▶ **Stated task**: Omit every picture and return the rest of the data unaltered.

▶ **Collected data**:
________

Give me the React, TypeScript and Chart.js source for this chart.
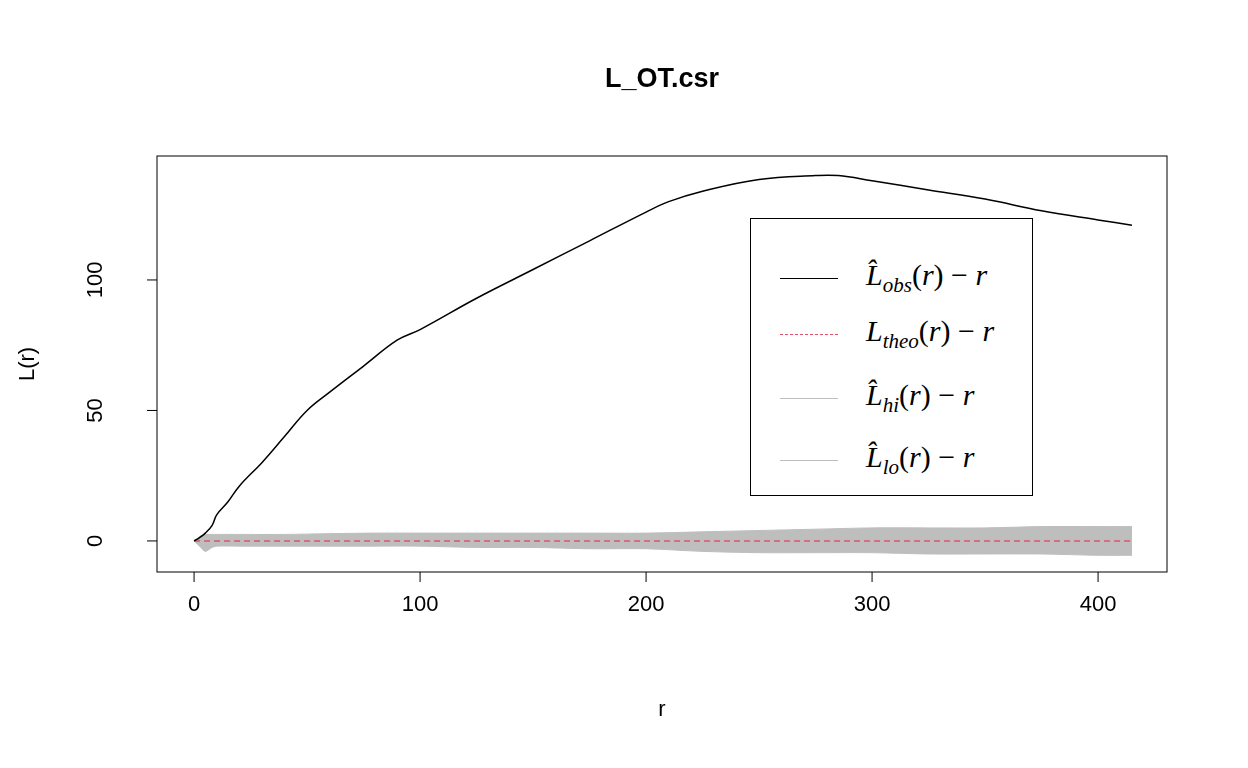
import { useEffect, useRef } from "react";
import { Chart, registerables } from "chart.js";

Chart.register(...registerables);

const rObs = [0, 2, 5, 8, 10, 15, 20, 30, 40, 50, 60, 75, 90, 100, 125, 150, 175, 200, 210, 225, 250, 275, 285, 300, 325, 350, 375, 400, 415];
const lObs = [0, 1, 3, 6, 10, 15, 21, 30, 40, 50, 57, 67, 77, 81, 93, 104, 115, 126, 130, 134, 138.5, 140, 140, 138, 134.5, 131, 126.5, 123, 121];
const rEnv = [0, 3, 5, 8, 10, 20, 40, 60, 80, 100, 125, 150, 175, 200, 225, 250, 275, 300, 325, 350, 375, 400, 415];
const lHi = [0, 2, 2.5, 2.5, 2.5, 2.5, 2.5, 2.8, 3, 3, 3, 3, 3, 3, 3.5, 4, 4.5, 5, 5, 5, 5.5, 5.5, 5.5];
const lLo = [0, -2.5, -4, -2.5, -2, -2, -2, -2, -2, -2, -2.5, -2.5, -3, -3, -4, -4.5, -4.5, -4.5, -5, -5, -5, -5.5, -5.5];
const xTicks = [0, 100, 200, 300, 400];
const yTicks = [0, 50, 100];

const rPlugin = {
  id: "rstyle",
  afterDraw(chart: any) {
    const { ctx, chartArea: a, scales } = chart;
    const x = scales.x, y = scales.y;
    ctx.save();
    ctx.strokeStyle = "#000";
    ctx.lineWidth = 1;
    ctx.strokeRect(a.left, a.top, a.right - a.left, a.bottom - a.top);
    ctx.fillStyle = "#000";
    ctx.font = "22px Arial, 'Liberation Sans'";
    const xb = a.bottom;
    ctx.beginPath();
    ctx.textAlign = "center";
    ctx.textBaseline = "middle";
    xTicks.forEach((t) => {
      const px = x.getPixelForValue(t);
      ctx.moveTo(px, xb);
      ctx.lineTo(px, xb + 10);
      ctx.fillText(String(t), px, 605);
    });
    const yl = a.left;
    yTicks.forEach((t) => {
      const py = y.getPixelForValue(t);
      ctx.moveTo(yl, py);
      ctx.lineTo(yl - 10, py);
      ctx.save();
      ctx.translate(96, py);
      ctx.rotate(-Math.PI / 2);
      ctx.fillText(String(t), 0, 0);
      ctx.restore();
    });
    ctx.stroke();
    ctx.fillText("r", 662, 710);
    ctx.save();
    ctx.translate(28, 364);
    ctx.rotate(-Math.PI / 2);
    ctx.fillText("L(r)", 0, 0);
    ctx.restore();
    ctx.font = "bold 27px Arial, 'Liberation Sans'";
    ctx.fillText("L_OT.csr", 662, 80);
    ctx.restore();
  },
};

const legendRows = [
  { base: "L̂", sub: "obs", color: "#000", dash: false, top: 278 },
  { base: "L", sub: "theo", color: "#DF536B", dash: true, top: 334 },
  { base: "L̂", sub: "hi", color: "#BEBEBE", dash: false, top: 398 },
  { base: "L̂", sub: "lo", color: "#BEBEBE", dash: false, top: 460 },
];

export default function App() {
  const ref = useRef<HTMLCanvasElement | null>(null);
  useEffect(() => {
    document.body.style.margin = "0";
    if (!ref.current) return;
    const env = (v: number[]) => rEnv.map((r, i) => ({ x: r, y: v[i] }));
    const chart = new Chart(ref.current, {
      type: "line",
      data: {
        datasets: [
          { data: env(lHi), borderColor: "#BEBEBE", borderWidth: 1, pointRadius: 0, fill: false, tension: 0.3, order: 3 },
          { data: env(lLo), borderColor: "#BEBEBE", borderWidth: 1, pointRadius: 0, fill: "-1", backgroundColor: "#BEBEBE", tension: 0.3, order: 2 },
          { data: [{ x: 0, y: 0 }, { x: 415, y: 0 }], borderColor: "#DF536B", borderWidth: 1.5, borderDash: [6, 4], pointRadius: 0, order: 1 },
          { data: rObs.map((r, i) => ({ x: r, y: lObs[i] })), borderColor: "#000", borderWidth: 1.5, pointRadius: 0, tension: 0.4, order: 0 },
        ],
      },
      options: {
        animation: false,
        responsive: false,
        layout: { padding: { top: 156, right: 81, left: 0, bottom: 0 } },
        plugins: { legend: { display: false }, tooltip: { enabled: false } },
        scales: {
          x: {
            type: "linear", min: -16.4, max: 430.5,
            grid: { display: false }, border: { display: false }, ticks: { display: false },
            afterFit: (s: any) => { s.height = 196; },
          },
          y: {
            type: "linear", min: -11.9, max: 147.5,
            grid: { display: false }, border: { display: false }, ticks: { display: false },
            afterFit: (s: any) => { s.width = 157; },
          },
        },
      },
      plugins: [rPlugin],
    });
    return () => chart.destroy();
  }, []);

  return (
    <div style={{ position: "relative", width: 1248, height: 768, background: "#fff" }}>
      <canvas ref={ref} width={1248} height={768} />
      <div style={{ position: "absolute", left: 750, top: 218, width: 283, height: 278, border: "1px solid #000", background: "#fff", boxSizing: "border-box" }} />
      {legendRows.map((row) => (
        <div key={row.sub} style={{ position: "absolute", left: 780, top: row.top - 20, height: 40, display: "flex", alignItems: "center" }}>
          <div style={{ width: 58, borderTop: `1.5px ${row.dash ? "dashed" : "solid"} ${row.color}` }} />
          <span style={{ marginLeft: 28, fontFamily: "'Liberation Serif', 'DejaVu Serif', serif", fontSize: 30, fontStyle: "italic", color: "#000", whiteSpace: "nowrap" }}>
            {row.base}
            <sub style={{ fontSize: 21 }}>{row.sub}</sub>
            <span style={{ fontStyle: "normal" }}>(</span>r<span style={{ fontStyle: "normal" }}>)</span>
            <span style={{ fontStyle: "normal" }}> − </span>r
          </span>
        </div>
      ))}
    </div>
  );
}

________

▶ **Output**:
Give me the React, TypeScript and Chart.js source for this chart.
import { useEffect, useRef } from "react";
import { Chart, registerables } from "chart.js";

Chart.register(...registerables);

const rObs = [0, 2, 5, 8, 10, 15, 20, 30, 40, 50, 60, 75, 90, 100, 125, 150, 175, 200, 210, 225, 250, 275, 285, 300, 325, 350, 375, 400, 415];
const lObs = [0, 1, 3, 6, 10, 15, 21, 30, 40, 50, 57, 67, 77, 81, 93, 104, 115, 126, 130, 134, 138.5, 140, 140, 138, 134.5, 131, 126.5, 123, 121];
const rEnv = [0, 3, 5, 8, 10, 20, 40, 60, 80, 100, 125, 150, 175, 200, 225, 250, 275, 300, 325, 350, 375, 400, 415];
const lHi = [0, 2, 2.5, 2.5, 2.5, 2.5, 2.5, 2.8, 3, 3, 3, 3, 3, 3, 3.5, 4, 4.5, 5, 5, 5, 5.5, 5.5, 5.5];
const lLo = [0, -2.5, -4, -2.5, -2, -2, -2, -2, -2, -2, -2.5, -2.5, -3, -3, -4, -4.5, -4.5, -4.5, -5, -5, -5, -5.5, -5.5];
const xTicks = [0, 100, 200, 300, 400];
const yTicks = [0, 50, 100];

const rPlugin = {
  id: "rstyle",
  afterDraw(chart: any) {
    const { ctx, chartArea: a, scales } = chart;
    const x = scales.x, y = scales.y;
    ctx.save();
    ctx.strokeStyle = "#000";
    ctx.lineWidth = 1;
    ctx.strokeRect(a.left, a.top, a.right - a.left, a.bottom - a.top);
    ctx.fillStyle = "#000";
    ctx.font = "22px Arial, 'Liberation Sans'";
    const xb = a.bottom;
    ctx.beginPath();
    ctx.textAlign = "center";
    ctx.textBaseline = "middle";
    xTicks.forEach((t) => {
      const px = x.getPixelForValue(t);
      ctx.moveTo(px, xb);
      ctx.lineTo(px, xb + 10);
      ctx.fillText(String(t), px, 605);
    });
    const yl = a.left;
    yTicks.forEach((t) => {
      const py = y.getPixelForValue(t);
      ctx.moveTo(yl, py);
      ctx.lineTo(yl - 10, py);
      ctx.save();
      ctx.translate(96, py);
      ctx.rotate(-Math.PI / 2);
      ctx.fillText(String(t), 0, 0);
      ctx.restore();
    });
    ctx.stroke();
    ctx.fillText("r", 662, 710);
    ctx.save();
    ctx.translate(28, 364);
    ctx.rotate(-Math.PI / 2);
    ctx.fillText("L(r)", 0, 0);
    ctx.restore();
    ctx.font = "bold 27px Arial, 'Liberation Sans'";
    ctx.fillText("L_OT.csr", 662, 80);
    ctx.restore();
  },
};

const legendRows = [
  { base: "L̂", sub: "obs", color: "#000", dash: false, top: 278 },
  { base: "L", sub: "theo", color: "#DF536B", dash: true, top: 334 },
  { base: "L̂", sub: "hi", color: "#BEBEBE", dash: false, top: 398 },
  { base: "L̂", sub: "lo", color: "#BEBEBE", dash: false, top: 460 },
];

export default function App() {
  const ref = useRef<HTMLCanvasElement | null>(null);
  useEffect(() => {
    document.body.style.margin = "0";
    if (!ref.current) return;
    const env = (v: number[]) => rEnv.map((r, i) => ({ x: r, y: v[i] }));
    const chart = new Chart(ref.current, {
      type: "line",
      data: {
        datasets: [
          { data: env(lHi), borderColor: "#BEBEBE", borderWidth: 1, pointRadius: 0, fill: false, tension: 0.3, order: 3 },
          { data: env(lLo), borderColor: "#BEBEBE", borderWidth: 1, pointRadius: 0, fill: "-1", backgroundColor: "#BEBEBE", tension: 0.3, order: 2 },
          { data: [{ x: 0, y: 0 }, { x: 415, y: 0 }], borderColor: "#DF536B", borderWidth: 1.5, borderDash: [6, 4], pointRadius: 0, order: 1 },
          { data: rObs.map((r, i) => ({ x: r, y: lObs[i] })), borderColor: "#000", borderWidth: 1.5, pointRadius: 0, tension: 0.4, order: 0 },
        ],
      },
      options: {
        animation: false,
        responsive: false,
        layout: { padding: { top: 156, right: 81, left: 0, bottom: 0 } },
        plugins: { legend: { display: false }, tooltip: { enabled: false } },
        scales: {
          x: {
            type: "linear", min: -16.4, max: 430.5,
            grid: { display: false }, border: { display: false }, ticks: { display: false },
            afterFit: (s: any) => { s.height = 196; },
          },
          y: {
            type: "linear", min: -11.9, max: 147.5,
            grid: { display: false }, border: { display: false }, ticks: { display: false },
            afterFit: (s: any) => { s.width = 157; },
          },
        },
      },
      plugins: [rPlugin],
    });
    return () => chart.destroy();
  }, []);

  return (
    <div style={{ position: "relative", width: 1248, height: 768, background: "#fff" }}>
      <canvas ref={ref} width={1248} height={768} />
      <div style={{ position: "absolute", left: 750, top: 218, width: 283, height: 278, border: "1px solid #000", background: "#fff", boxSizing: "border-box" }} />
      {legendRows.map((row) => (
        <div key={row.sub} style={{ position: "absolute", left: 780, top: row.top - 20, height: 40, display: "flex", alignItems: "center" }}>
          <div style={{ width: 58, borderTop: `1.5px ${row.dash ? "dashed" : "solid"} ${row.color}` }} />
          <span style={{ marginLeft: 28, fontFamily: "'Liberation Serif', 'DejaVu Serif', serif", fontSize: 30, fontStyle: "italic", color: "#000", whiteSpace: "nowrap" }}>
            {row.base}
            <sub style={{ fontSize: 21 }}>{row.sub}</sub>
            <span style={{ fontStyle: "normal" }}>(</span>r<span style={{ fontStyle: "normal" }}>)</span>
            <span style={{ fontStyle: "normal" }}> − </span>r
          </span>
        </div>
      ))}
    </div>
  );
}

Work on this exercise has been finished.